The Most Time of the Year

What makes the holiday season so great is all of the love, magic and memories. Years of traditions, never breaking from our favorite ways: Christmas eve mass, a special visit from Santa at my Aunt’s house, and then a very precise Christmas morning formula: first stockings, then breakfast with cinnamon rolls and then opening presents.

The same things that make the holidays so great, are also what make them so hard as we grieve the loss of our dad.

There are endless distinct memories.  What he would be wearing, where he sat, his funny sayings, the way he smelled, held his beer and laughed. The way he would roll his eyes at us in church for goofing off, but secretly be laughing inside with us.

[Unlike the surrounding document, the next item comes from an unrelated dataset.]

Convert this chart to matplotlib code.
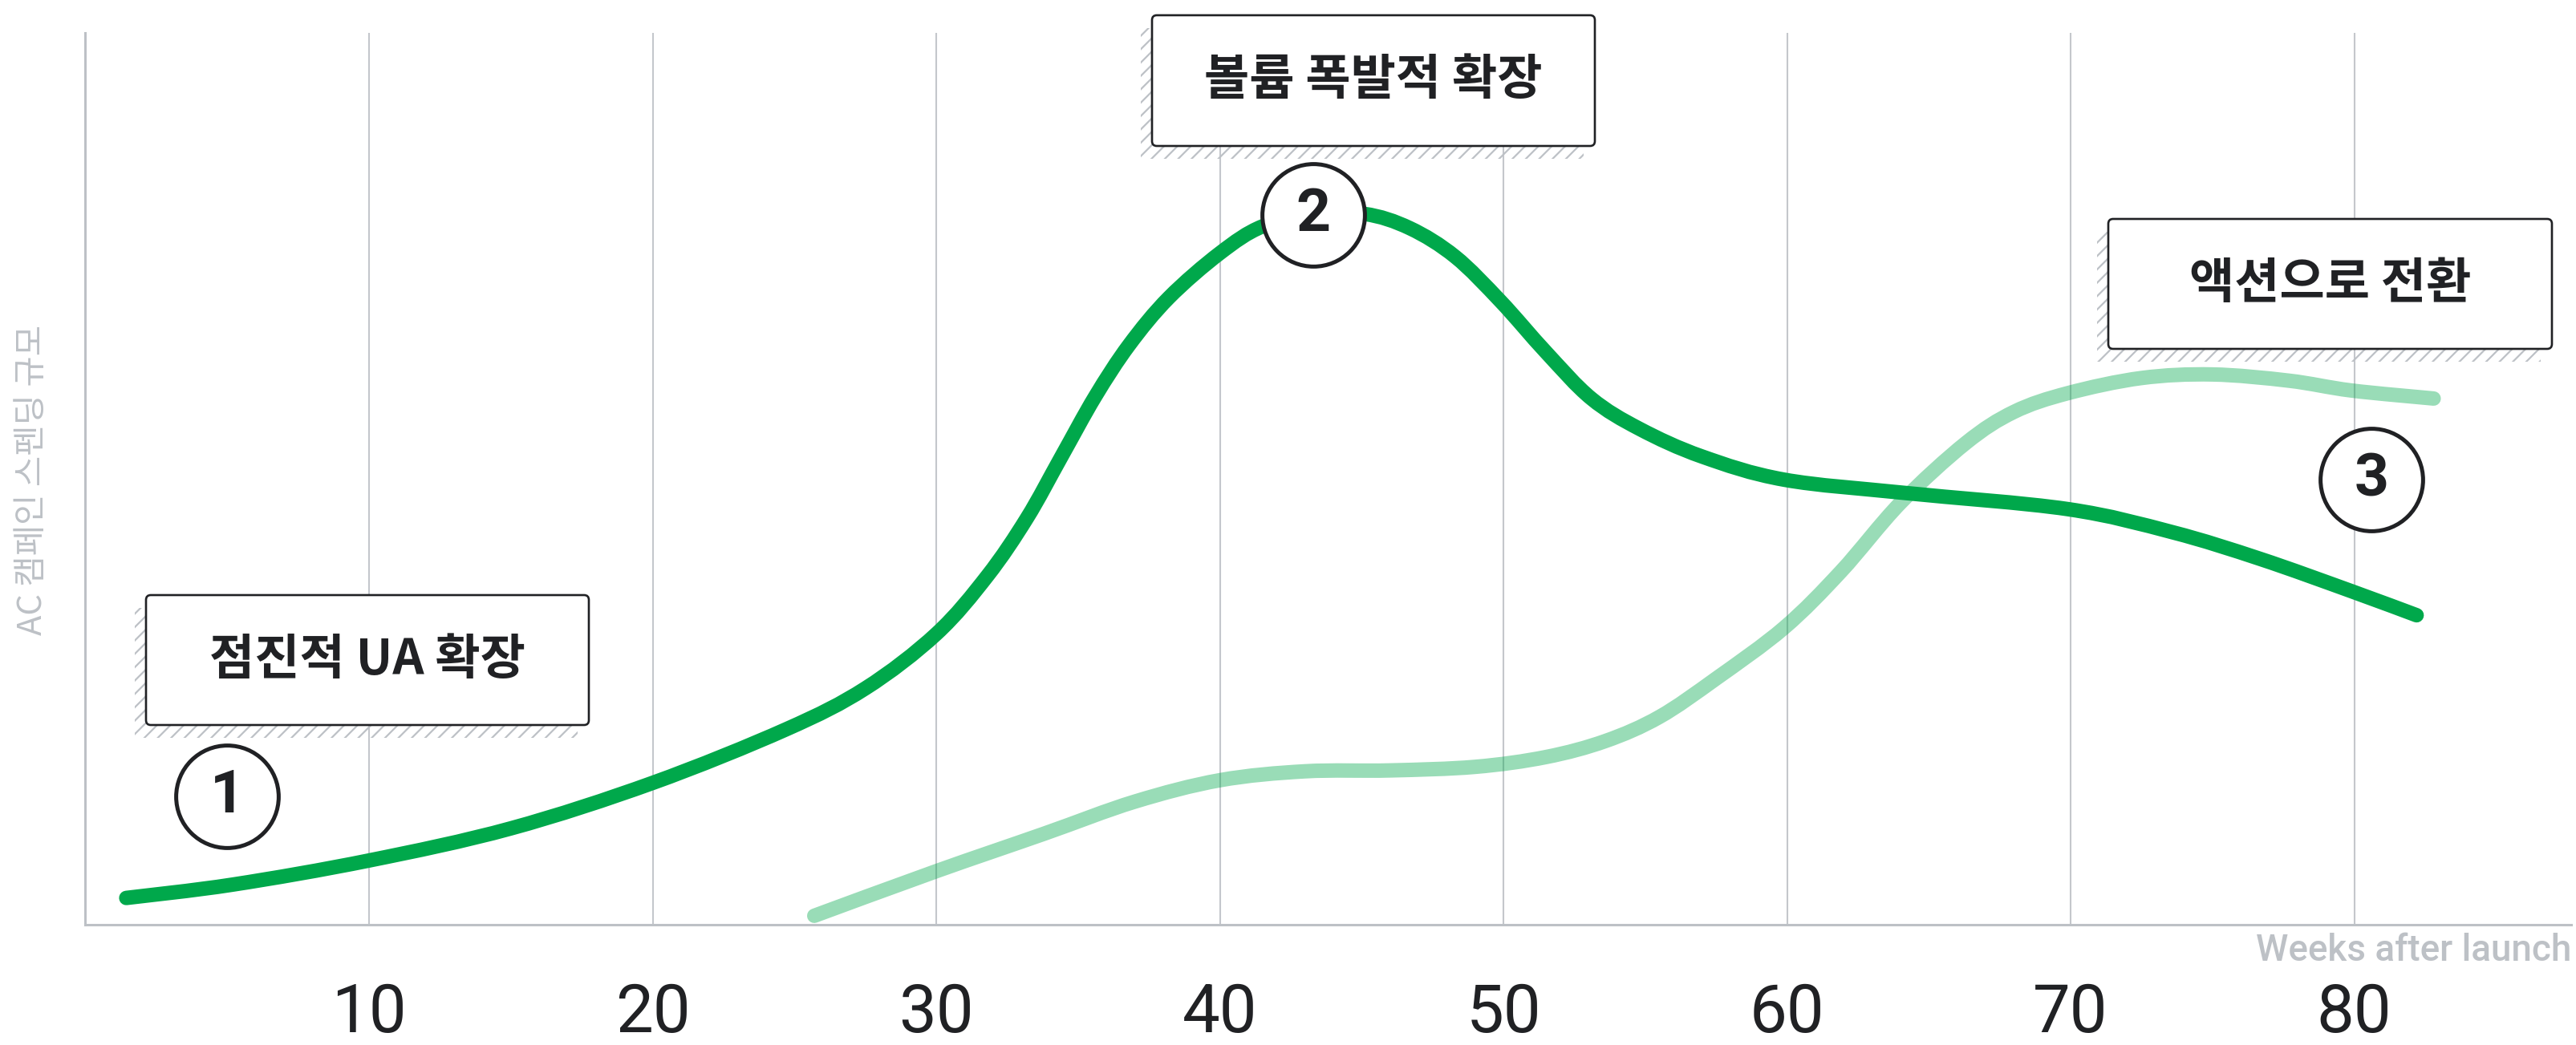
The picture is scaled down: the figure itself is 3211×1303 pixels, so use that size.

Specific visions and moments play like a movie reel, so vivid and close, you can almost touch them. 

The holidays amplify the grief – nothing is as it was, everything is different – and also the love. 

It’s incredible how close sadness and joy have become in my life. Those two co-conspiring emotions are just the best of buds. Although I doubt any greetings cards ever read: “We go together like sadness and joy”. Sometimes I don’t want both of them, or either of them, but they are right there waiting for me, anxiously poking and prodding to be acknowledged.

On Christmas Eve, we all sat around the living room waiting for the special arrival of Santa. As the jolly old man himself came strutting through the front door, Maisley trembled in nervous excitement. Santa sat down and began reaching into his giant sack, pulling out presents name by name.

“This one’s for Maisley!”, he exclaimed. My daughter popped up off the piano bench like she had been waiting her entire 2.5 years of life for that moment.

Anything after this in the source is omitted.